- [INFORMATION PROVIDED]:
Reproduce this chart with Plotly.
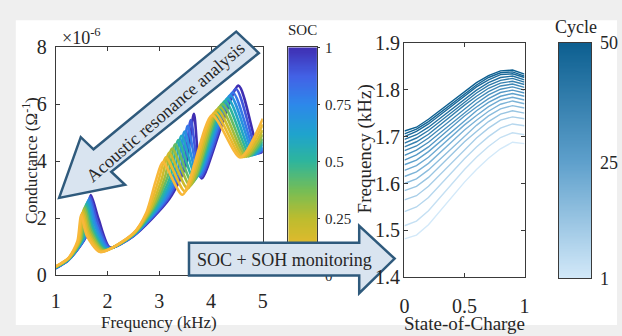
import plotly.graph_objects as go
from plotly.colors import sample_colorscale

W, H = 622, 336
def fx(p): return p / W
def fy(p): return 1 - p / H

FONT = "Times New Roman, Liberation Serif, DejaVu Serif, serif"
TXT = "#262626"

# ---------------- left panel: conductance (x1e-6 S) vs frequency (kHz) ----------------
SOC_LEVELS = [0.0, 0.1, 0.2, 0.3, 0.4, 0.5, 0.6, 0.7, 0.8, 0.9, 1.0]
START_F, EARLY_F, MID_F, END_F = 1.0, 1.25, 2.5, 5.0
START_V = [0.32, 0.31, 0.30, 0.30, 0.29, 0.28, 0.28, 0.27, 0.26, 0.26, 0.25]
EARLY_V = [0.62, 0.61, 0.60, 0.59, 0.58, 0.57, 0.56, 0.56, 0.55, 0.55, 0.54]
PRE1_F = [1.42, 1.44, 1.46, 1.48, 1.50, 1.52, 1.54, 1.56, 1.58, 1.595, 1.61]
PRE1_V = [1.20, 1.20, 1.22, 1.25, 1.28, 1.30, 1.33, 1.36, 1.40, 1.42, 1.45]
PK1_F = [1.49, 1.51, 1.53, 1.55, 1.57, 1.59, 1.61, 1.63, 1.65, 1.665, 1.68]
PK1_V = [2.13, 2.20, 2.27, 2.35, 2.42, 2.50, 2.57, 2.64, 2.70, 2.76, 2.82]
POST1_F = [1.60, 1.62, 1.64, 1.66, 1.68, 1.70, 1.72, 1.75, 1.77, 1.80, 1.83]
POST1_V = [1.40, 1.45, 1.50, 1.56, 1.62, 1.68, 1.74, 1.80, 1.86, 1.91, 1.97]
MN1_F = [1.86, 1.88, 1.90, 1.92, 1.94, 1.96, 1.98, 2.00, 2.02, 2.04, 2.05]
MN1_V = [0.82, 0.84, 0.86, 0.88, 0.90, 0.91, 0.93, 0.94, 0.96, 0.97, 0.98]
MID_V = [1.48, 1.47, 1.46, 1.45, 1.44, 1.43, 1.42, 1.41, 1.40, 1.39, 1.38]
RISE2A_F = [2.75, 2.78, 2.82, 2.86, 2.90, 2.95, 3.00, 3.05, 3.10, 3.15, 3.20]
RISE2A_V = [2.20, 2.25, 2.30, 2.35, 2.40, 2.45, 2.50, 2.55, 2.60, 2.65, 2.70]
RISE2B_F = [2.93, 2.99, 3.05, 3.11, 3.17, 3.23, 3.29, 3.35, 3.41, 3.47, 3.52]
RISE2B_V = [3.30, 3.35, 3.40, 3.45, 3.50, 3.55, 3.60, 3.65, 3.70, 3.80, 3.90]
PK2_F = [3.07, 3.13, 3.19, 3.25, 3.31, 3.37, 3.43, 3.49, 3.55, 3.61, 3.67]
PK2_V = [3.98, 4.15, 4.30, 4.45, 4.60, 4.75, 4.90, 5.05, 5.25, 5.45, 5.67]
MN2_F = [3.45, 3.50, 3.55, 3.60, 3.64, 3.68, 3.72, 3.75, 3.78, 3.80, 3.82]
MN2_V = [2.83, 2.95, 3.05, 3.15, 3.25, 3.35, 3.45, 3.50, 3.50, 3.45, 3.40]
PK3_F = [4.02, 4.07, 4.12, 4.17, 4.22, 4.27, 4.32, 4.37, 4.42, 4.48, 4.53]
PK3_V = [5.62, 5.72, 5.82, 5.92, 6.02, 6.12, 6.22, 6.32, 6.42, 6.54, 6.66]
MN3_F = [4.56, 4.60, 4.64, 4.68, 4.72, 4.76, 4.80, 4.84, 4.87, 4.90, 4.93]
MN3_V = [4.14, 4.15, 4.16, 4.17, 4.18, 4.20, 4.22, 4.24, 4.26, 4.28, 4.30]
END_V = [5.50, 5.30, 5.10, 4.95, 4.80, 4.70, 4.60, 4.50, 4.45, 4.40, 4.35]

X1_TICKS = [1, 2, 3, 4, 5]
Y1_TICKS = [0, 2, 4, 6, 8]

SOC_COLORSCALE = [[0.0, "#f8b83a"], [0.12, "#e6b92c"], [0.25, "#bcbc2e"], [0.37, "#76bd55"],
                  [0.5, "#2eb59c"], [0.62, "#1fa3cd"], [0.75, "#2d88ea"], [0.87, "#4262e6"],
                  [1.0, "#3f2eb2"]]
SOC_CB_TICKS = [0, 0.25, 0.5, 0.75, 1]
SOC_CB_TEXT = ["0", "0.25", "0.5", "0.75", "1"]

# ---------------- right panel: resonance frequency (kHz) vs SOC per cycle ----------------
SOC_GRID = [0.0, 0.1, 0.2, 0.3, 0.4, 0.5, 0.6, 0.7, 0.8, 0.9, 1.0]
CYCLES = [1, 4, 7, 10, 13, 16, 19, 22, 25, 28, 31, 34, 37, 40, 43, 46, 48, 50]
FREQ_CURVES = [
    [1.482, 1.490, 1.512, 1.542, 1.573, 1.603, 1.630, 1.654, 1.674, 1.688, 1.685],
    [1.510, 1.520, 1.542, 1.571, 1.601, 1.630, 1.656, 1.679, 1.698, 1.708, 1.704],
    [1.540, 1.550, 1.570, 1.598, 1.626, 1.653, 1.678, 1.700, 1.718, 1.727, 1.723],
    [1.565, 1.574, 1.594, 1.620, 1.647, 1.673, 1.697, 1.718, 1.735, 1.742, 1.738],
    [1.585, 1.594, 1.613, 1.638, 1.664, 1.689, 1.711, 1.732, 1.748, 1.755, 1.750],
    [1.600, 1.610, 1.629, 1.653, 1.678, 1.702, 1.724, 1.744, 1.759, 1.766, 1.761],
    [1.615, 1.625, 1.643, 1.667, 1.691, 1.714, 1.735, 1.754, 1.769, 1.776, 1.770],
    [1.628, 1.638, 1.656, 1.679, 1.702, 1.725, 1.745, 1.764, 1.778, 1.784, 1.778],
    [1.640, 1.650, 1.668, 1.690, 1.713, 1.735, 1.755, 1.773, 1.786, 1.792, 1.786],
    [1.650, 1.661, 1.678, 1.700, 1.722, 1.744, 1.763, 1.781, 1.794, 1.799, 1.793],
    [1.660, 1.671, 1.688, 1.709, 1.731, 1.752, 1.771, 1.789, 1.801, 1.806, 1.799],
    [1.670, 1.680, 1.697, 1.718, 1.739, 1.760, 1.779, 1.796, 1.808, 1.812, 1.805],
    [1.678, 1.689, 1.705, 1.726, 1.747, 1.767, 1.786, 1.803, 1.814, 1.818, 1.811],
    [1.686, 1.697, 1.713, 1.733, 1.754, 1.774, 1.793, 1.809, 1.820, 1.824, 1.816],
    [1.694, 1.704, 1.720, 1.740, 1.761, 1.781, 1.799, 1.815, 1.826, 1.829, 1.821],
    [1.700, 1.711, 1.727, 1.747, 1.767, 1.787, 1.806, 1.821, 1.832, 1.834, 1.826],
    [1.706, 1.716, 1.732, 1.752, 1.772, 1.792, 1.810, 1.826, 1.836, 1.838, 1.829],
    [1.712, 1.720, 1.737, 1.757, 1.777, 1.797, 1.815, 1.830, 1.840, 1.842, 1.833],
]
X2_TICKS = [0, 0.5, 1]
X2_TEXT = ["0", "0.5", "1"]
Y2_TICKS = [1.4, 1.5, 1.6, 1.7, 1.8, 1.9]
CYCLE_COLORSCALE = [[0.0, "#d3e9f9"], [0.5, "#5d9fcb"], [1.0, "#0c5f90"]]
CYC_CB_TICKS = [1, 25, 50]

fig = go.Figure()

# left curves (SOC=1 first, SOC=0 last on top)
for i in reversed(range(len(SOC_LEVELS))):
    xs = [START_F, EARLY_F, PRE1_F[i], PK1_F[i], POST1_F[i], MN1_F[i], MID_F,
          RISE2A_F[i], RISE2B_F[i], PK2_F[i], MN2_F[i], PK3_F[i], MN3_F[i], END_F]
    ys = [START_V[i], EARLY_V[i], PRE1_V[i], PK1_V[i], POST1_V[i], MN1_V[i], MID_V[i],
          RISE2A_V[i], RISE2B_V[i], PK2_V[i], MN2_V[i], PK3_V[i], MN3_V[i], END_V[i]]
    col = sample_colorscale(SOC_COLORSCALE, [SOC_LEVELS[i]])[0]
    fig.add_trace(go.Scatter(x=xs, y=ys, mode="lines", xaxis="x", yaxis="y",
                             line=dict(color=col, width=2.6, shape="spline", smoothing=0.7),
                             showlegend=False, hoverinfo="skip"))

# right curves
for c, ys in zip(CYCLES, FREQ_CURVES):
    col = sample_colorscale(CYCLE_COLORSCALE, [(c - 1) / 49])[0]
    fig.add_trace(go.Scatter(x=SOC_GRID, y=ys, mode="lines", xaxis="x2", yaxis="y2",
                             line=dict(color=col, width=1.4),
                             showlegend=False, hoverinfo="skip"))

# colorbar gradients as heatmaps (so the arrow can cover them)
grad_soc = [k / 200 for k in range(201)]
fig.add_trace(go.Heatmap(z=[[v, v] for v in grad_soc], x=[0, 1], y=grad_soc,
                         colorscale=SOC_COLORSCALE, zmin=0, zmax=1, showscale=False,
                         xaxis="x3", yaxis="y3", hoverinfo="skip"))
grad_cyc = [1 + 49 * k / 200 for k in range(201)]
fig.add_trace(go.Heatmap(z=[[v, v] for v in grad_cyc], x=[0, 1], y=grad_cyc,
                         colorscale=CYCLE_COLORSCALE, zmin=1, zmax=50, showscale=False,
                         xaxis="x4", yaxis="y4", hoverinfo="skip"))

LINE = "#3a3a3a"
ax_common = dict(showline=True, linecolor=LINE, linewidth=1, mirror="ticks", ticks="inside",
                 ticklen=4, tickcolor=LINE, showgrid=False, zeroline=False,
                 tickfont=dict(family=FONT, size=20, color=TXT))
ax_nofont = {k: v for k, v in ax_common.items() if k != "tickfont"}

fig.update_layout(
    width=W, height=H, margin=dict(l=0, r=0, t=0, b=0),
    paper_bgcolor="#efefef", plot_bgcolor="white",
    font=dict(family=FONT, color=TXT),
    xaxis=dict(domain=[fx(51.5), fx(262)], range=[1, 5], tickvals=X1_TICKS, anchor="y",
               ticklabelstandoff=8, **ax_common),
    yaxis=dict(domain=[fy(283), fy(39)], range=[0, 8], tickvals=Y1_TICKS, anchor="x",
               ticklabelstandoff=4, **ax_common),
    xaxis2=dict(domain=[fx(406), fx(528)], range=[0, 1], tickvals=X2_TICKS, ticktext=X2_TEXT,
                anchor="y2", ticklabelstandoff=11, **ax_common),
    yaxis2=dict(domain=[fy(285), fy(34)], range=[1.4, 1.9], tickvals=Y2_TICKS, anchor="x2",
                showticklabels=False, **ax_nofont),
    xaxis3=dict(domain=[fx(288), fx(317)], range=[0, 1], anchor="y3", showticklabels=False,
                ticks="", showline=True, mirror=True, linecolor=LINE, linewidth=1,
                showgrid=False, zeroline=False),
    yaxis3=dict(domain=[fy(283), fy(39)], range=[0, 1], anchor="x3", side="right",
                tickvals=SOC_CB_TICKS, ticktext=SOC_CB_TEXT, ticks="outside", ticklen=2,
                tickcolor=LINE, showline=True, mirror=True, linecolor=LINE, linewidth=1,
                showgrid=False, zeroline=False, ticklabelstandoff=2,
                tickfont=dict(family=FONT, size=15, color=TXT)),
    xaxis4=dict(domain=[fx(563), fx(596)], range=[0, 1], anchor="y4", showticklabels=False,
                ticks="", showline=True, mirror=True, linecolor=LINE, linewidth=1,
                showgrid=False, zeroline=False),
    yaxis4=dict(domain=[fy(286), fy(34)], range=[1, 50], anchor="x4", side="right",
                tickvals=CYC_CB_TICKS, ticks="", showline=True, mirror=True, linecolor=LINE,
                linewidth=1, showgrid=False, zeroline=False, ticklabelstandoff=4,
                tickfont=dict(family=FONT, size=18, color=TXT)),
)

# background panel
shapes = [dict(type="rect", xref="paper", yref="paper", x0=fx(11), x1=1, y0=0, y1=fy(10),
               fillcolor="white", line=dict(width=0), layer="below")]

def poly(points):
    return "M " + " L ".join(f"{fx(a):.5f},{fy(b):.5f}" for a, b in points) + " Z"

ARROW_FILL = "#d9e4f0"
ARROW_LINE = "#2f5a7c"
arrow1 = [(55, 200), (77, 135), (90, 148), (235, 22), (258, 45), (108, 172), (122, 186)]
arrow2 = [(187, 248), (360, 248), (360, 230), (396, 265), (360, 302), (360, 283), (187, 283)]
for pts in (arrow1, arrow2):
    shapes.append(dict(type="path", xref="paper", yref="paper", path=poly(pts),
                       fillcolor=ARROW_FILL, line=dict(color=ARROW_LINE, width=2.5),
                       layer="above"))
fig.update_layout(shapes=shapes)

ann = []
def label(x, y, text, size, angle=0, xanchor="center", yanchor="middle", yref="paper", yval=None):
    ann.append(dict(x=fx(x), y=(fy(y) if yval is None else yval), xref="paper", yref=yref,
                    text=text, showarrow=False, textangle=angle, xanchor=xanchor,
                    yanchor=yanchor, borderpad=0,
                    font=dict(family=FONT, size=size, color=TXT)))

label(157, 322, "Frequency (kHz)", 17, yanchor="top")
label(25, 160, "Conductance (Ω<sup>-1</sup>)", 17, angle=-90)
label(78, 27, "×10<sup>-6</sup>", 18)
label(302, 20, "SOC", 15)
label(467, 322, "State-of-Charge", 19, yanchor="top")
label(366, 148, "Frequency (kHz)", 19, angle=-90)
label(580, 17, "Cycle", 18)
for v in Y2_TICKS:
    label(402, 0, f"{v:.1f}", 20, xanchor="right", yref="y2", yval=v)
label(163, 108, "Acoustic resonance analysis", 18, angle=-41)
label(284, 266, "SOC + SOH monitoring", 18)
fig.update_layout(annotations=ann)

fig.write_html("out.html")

- [WHAT YOU ARE ASKED TO DO]: From the first line of the material down to the line containing "def fy(p): return 1 - p / H", inclusive, return each line exactly, skipping any picture.

- [SOLUTION BELOW]:
Reproduce this chart with Plotly.
import plotly.graph_objects as go
from plotly.colors import sample_colorscale

W, H = 622, 336
def fx(p): return p / W
def fy(p): return 1 - p / H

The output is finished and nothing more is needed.